#### TASK STATEMENT
Tell me how many lines hold "React", please, using only the number.

------------------------------------

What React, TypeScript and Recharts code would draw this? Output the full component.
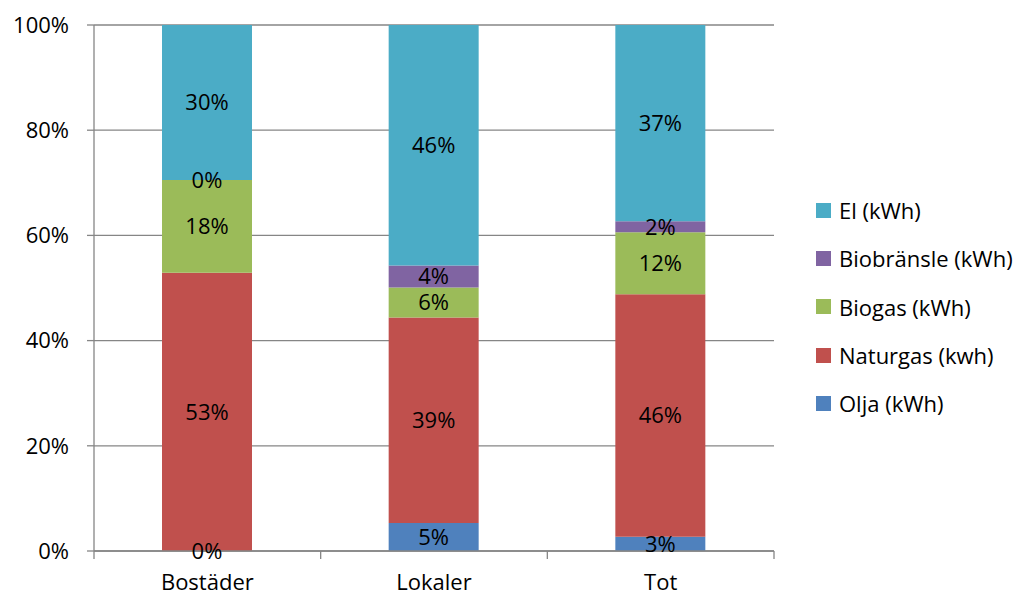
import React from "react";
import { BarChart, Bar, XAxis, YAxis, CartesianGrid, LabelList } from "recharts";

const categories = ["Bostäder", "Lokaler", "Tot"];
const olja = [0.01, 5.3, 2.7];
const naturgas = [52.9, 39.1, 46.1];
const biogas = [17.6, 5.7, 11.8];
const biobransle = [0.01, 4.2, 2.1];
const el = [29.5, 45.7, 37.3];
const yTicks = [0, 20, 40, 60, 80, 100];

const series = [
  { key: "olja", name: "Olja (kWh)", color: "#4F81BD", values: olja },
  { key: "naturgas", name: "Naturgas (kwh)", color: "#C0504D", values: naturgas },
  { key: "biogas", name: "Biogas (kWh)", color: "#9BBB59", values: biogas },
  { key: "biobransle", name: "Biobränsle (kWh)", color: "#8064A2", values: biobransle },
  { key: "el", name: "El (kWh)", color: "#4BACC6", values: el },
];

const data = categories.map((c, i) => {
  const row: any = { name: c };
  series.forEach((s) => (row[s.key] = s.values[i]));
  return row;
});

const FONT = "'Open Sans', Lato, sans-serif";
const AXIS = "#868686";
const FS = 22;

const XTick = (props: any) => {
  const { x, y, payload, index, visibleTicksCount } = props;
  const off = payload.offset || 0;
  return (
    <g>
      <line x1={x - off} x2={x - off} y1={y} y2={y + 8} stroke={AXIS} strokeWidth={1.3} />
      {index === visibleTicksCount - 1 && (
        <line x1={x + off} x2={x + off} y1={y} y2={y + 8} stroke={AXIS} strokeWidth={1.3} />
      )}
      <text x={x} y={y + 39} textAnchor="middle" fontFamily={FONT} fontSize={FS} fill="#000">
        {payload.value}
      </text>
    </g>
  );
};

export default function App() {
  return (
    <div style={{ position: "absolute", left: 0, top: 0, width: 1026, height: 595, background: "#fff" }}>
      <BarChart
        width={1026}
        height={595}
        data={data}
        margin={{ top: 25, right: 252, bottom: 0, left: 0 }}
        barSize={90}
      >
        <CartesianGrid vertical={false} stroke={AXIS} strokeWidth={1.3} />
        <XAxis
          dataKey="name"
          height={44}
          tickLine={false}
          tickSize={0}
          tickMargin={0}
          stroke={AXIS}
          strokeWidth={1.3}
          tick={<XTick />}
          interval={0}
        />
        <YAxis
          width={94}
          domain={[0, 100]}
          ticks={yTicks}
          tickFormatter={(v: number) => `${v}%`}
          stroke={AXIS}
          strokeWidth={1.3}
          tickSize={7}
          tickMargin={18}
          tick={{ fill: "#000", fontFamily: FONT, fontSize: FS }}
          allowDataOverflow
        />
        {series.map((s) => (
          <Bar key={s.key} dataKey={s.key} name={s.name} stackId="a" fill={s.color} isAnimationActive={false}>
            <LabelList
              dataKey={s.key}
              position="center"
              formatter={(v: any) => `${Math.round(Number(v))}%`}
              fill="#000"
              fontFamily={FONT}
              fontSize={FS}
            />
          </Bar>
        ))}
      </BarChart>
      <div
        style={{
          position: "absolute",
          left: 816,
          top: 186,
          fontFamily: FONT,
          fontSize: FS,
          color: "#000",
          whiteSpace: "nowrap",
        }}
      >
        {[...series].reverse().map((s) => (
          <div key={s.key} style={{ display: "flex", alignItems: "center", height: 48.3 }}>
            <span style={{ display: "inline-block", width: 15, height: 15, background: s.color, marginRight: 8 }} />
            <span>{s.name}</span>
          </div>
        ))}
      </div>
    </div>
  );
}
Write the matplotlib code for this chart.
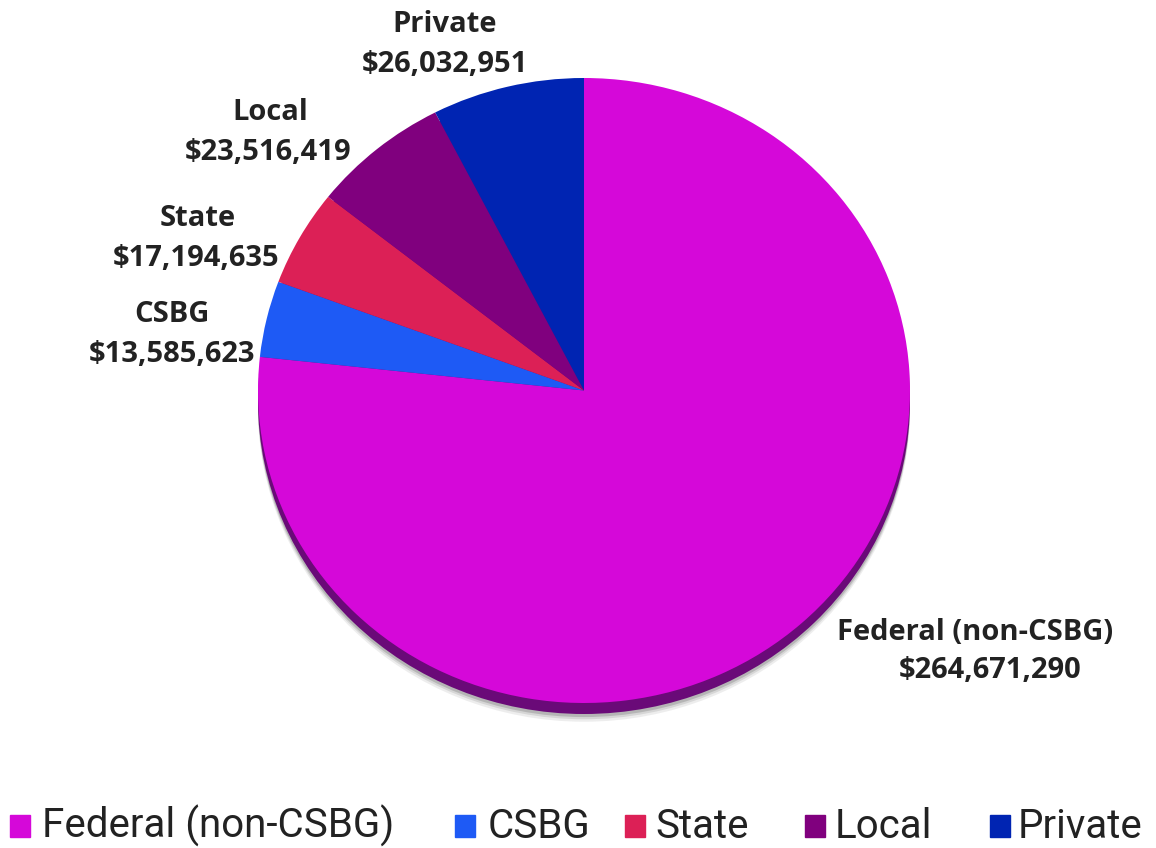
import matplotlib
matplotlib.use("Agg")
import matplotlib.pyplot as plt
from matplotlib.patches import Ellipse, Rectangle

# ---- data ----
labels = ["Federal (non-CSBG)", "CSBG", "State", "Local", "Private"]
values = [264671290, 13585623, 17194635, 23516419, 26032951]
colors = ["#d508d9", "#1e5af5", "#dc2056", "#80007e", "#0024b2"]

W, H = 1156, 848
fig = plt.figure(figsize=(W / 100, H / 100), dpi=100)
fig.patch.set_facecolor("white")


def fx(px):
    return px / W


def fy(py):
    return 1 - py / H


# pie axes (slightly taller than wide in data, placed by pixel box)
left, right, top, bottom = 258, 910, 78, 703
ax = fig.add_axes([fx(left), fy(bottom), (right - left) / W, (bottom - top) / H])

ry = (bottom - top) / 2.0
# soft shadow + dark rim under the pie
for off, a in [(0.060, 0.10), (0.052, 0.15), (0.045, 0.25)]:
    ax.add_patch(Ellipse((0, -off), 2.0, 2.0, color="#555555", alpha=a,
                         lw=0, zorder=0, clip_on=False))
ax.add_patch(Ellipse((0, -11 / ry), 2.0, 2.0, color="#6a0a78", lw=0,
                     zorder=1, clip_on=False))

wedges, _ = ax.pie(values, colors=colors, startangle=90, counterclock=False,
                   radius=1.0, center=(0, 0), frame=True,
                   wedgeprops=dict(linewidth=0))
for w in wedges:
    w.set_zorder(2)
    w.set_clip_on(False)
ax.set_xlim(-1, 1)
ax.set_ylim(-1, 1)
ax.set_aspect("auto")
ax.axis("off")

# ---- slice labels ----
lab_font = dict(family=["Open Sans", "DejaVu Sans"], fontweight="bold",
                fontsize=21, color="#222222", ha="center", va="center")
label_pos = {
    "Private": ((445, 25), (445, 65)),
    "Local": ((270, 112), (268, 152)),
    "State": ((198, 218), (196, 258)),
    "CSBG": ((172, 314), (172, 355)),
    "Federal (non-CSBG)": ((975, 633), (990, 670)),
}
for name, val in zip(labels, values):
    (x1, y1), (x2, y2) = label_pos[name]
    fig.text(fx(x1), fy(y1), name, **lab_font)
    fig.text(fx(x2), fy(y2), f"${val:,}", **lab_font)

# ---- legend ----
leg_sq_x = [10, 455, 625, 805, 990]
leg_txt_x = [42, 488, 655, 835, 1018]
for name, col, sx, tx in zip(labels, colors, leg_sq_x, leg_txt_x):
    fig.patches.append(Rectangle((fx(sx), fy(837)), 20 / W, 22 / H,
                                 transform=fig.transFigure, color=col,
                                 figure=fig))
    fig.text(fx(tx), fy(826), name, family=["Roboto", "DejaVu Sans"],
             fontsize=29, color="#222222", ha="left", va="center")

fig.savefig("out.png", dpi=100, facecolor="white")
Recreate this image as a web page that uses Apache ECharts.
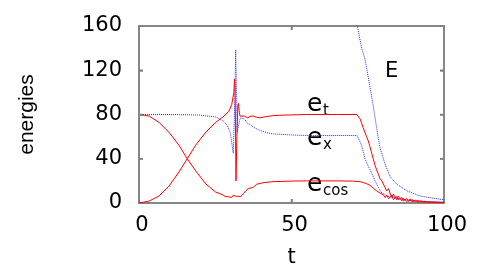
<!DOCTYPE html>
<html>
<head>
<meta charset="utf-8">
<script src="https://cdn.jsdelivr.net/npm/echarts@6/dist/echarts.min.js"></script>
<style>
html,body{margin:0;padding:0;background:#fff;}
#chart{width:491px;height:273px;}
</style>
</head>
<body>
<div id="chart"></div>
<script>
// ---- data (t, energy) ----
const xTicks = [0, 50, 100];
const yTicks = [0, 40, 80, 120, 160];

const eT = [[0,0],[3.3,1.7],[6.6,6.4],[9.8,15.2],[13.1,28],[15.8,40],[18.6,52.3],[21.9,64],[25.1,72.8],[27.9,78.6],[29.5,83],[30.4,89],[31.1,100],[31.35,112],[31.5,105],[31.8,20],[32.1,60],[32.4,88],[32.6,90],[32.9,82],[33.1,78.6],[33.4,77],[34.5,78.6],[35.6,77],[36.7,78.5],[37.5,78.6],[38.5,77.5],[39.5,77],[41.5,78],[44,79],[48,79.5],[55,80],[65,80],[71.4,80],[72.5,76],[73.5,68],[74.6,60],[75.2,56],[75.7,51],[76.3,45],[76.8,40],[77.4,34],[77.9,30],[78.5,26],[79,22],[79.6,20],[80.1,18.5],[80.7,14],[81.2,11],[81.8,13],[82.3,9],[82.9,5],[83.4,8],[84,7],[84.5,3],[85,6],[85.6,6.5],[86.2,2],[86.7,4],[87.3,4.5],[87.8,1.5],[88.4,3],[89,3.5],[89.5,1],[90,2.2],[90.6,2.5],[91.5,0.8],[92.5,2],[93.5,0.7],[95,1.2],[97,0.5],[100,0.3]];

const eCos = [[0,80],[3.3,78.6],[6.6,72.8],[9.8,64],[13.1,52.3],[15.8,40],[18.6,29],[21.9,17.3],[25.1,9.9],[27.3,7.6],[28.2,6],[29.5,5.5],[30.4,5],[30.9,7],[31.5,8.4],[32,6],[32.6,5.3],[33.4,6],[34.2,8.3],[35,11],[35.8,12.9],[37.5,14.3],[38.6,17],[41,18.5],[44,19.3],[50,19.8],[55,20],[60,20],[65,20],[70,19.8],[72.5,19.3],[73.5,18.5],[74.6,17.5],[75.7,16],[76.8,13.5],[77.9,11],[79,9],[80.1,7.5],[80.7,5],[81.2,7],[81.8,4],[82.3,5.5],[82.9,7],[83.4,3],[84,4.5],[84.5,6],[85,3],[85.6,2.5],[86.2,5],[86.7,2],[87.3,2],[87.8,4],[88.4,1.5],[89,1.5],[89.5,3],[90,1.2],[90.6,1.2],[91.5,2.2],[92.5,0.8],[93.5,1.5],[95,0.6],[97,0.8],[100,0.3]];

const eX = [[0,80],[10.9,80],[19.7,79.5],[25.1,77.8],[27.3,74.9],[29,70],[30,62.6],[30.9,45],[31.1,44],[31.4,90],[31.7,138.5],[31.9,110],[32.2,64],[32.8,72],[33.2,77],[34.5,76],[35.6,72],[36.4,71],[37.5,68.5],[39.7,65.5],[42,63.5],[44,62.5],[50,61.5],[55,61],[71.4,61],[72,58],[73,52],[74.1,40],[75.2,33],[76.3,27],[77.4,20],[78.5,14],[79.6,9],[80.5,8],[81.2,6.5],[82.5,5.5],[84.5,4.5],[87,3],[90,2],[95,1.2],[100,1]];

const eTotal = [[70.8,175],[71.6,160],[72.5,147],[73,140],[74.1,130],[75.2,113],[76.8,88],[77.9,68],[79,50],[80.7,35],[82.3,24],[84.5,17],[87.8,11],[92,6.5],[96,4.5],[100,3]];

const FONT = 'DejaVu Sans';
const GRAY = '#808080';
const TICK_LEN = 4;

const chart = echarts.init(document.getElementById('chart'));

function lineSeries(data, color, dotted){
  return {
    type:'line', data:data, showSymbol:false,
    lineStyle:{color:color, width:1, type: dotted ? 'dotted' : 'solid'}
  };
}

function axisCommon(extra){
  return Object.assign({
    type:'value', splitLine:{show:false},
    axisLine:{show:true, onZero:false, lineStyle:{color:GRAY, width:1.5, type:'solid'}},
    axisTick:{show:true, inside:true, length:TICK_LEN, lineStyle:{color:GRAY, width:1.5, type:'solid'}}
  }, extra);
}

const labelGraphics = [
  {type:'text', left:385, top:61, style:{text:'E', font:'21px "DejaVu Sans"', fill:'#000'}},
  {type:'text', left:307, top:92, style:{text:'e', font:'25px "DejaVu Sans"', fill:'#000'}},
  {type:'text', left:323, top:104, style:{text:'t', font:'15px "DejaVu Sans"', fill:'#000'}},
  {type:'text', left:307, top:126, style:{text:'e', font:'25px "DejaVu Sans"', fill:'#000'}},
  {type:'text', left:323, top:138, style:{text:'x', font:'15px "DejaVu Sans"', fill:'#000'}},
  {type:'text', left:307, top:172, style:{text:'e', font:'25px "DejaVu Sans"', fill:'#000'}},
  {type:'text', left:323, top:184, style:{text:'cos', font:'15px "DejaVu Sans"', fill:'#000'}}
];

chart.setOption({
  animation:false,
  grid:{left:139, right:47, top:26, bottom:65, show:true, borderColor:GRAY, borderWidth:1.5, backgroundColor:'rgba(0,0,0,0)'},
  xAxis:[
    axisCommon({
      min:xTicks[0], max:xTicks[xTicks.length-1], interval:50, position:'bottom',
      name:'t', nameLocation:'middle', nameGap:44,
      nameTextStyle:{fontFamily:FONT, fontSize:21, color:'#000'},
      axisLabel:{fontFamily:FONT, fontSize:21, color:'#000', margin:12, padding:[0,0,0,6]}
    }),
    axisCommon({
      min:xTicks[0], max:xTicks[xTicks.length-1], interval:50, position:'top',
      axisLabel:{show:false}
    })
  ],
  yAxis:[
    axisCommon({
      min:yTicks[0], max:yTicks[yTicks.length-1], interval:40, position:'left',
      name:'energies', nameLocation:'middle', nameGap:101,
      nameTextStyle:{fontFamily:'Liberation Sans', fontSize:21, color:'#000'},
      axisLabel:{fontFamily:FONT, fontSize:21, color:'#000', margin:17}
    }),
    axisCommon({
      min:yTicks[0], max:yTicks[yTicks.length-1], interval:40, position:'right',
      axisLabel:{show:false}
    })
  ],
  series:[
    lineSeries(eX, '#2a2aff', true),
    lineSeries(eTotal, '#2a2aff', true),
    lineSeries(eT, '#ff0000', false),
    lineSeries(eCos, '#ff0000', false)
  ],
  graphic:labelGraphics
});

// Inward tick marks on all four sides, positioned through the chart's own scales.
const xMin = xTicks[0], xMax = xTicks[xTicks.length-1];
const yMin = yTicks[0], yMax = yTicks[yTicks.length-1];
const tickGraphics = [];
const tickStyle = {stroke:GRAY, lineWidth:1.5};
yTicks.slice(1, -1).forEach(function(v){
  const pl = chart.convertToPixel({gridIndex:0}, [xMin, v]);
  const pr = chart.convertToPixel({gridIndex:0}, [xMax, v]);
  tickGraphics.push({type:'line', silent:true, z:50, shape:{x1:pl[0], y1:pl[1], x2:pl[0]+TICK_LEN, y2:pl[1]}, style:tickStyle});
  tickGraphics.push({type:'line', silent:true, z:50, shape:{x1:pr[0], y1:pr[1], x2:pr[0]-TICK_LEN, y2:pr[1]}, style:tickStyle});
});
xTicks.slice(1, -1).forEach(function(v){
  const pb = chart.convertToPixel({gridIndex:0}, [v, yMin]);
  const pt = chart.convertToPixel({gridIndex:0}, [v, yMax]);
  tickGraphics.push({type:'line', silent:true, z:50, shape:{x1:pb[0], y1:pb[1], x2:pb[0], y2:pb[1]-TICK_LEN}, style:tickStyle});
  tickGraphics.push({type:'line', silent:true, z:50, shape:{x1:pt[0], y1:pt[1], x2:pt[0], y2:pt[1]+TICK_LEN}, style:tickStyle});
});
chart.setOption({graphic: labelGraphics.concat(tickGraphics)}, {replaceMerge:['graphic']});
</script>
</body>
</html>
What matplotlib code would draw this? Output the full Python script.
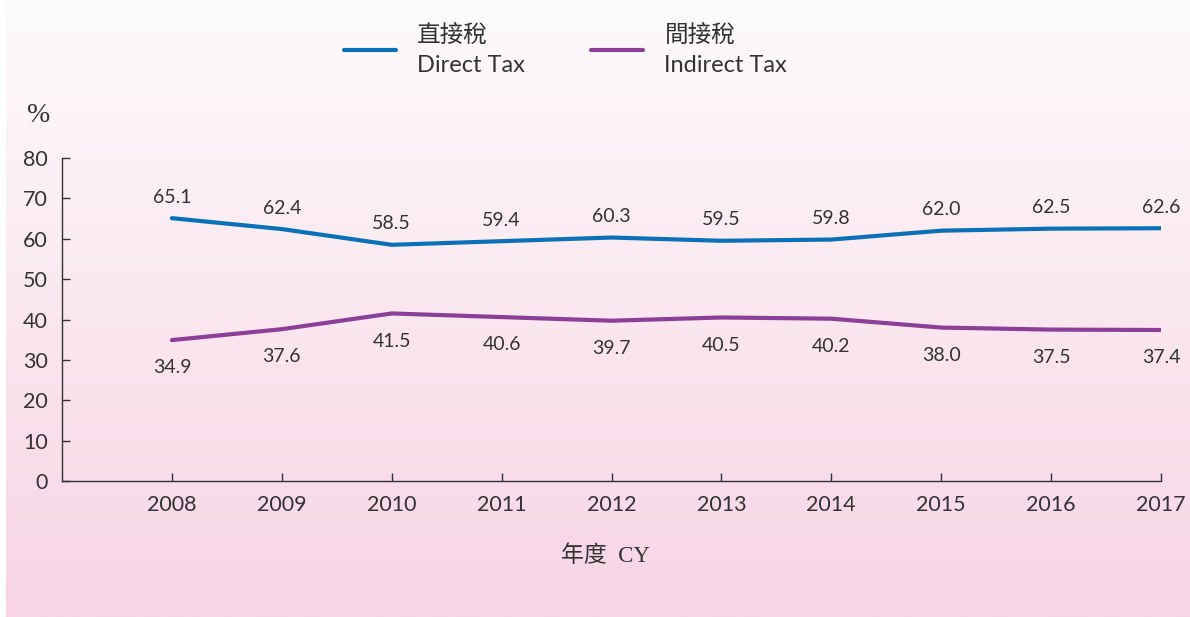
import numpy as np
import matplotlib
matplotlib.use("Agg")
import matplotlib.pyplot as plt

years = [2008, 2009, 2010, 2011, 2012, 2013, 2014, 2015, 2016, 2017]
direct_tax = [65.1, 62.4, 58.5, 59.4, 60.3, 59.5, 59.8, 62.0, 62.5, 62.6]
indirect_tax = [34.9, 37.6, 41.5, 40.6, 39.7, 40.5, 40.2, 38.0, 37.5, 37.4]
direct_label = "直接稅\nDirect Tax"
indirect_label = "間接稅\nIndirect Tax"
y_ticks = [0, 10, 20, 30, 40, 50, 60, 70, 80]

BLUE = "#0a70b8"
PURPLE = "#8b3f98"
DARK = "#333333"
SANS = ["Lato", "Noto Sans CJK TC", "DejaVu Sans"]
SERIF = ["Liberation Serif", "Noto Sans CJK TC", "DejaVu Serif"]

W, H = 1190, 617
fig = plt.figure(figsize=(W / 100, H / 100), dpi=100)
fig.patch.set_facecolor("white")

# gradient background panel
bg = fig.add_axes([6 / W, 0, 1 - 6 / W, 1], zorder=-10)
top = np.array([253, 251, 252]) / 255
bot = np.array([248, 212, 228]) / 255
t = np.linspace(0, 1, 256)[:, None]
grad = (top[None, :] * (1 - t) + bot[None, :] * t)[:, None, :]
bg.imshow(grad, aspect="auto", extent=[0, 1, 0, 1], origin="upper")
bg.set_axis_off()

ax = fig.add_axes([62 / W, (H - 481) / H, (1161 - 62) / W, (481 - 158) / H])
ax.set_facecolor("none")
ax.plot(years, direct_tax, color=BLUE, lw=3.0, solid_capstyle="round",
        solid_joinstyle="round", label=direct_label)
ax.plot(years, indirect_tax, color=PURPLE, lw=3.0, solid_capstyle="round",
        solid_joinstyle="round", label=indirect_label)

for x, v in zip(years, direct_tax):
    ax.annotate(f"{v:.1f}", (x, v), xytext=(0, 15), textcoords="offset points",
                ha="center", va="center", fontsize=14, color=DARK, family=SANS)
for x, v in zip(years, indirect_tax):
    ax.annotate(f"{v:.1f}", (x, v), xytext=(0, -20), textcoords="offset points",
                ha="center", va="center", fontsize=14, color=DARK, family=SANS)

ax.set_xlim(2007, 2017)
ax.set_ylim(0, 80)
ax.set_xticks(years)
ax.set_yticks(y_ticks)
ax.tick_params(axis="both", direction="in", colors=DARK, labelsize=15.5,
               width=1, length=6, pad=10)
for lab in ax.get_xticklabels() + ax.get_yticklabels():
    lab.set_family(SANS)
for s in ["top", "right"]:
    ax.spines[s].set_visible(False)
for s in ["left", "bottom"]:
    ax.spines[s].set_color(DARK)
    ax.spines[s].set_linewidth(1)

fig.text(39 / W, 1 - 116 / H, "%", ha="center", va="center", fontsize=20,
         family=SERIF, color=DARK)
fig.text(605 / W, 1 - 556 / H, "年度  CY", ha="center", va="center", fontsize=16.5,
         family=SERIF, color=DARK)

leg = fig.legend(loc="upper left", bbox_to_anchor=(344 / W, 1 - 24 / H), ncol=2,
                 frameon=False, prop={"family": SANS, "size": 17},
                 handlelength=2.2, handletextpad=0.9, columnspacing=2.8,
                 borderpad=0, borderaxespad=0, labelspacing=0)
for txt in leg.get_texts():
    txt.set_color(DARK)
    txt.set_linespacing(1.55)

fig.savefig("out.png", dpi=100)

------------------------------------

#### TASK RESPONSE
2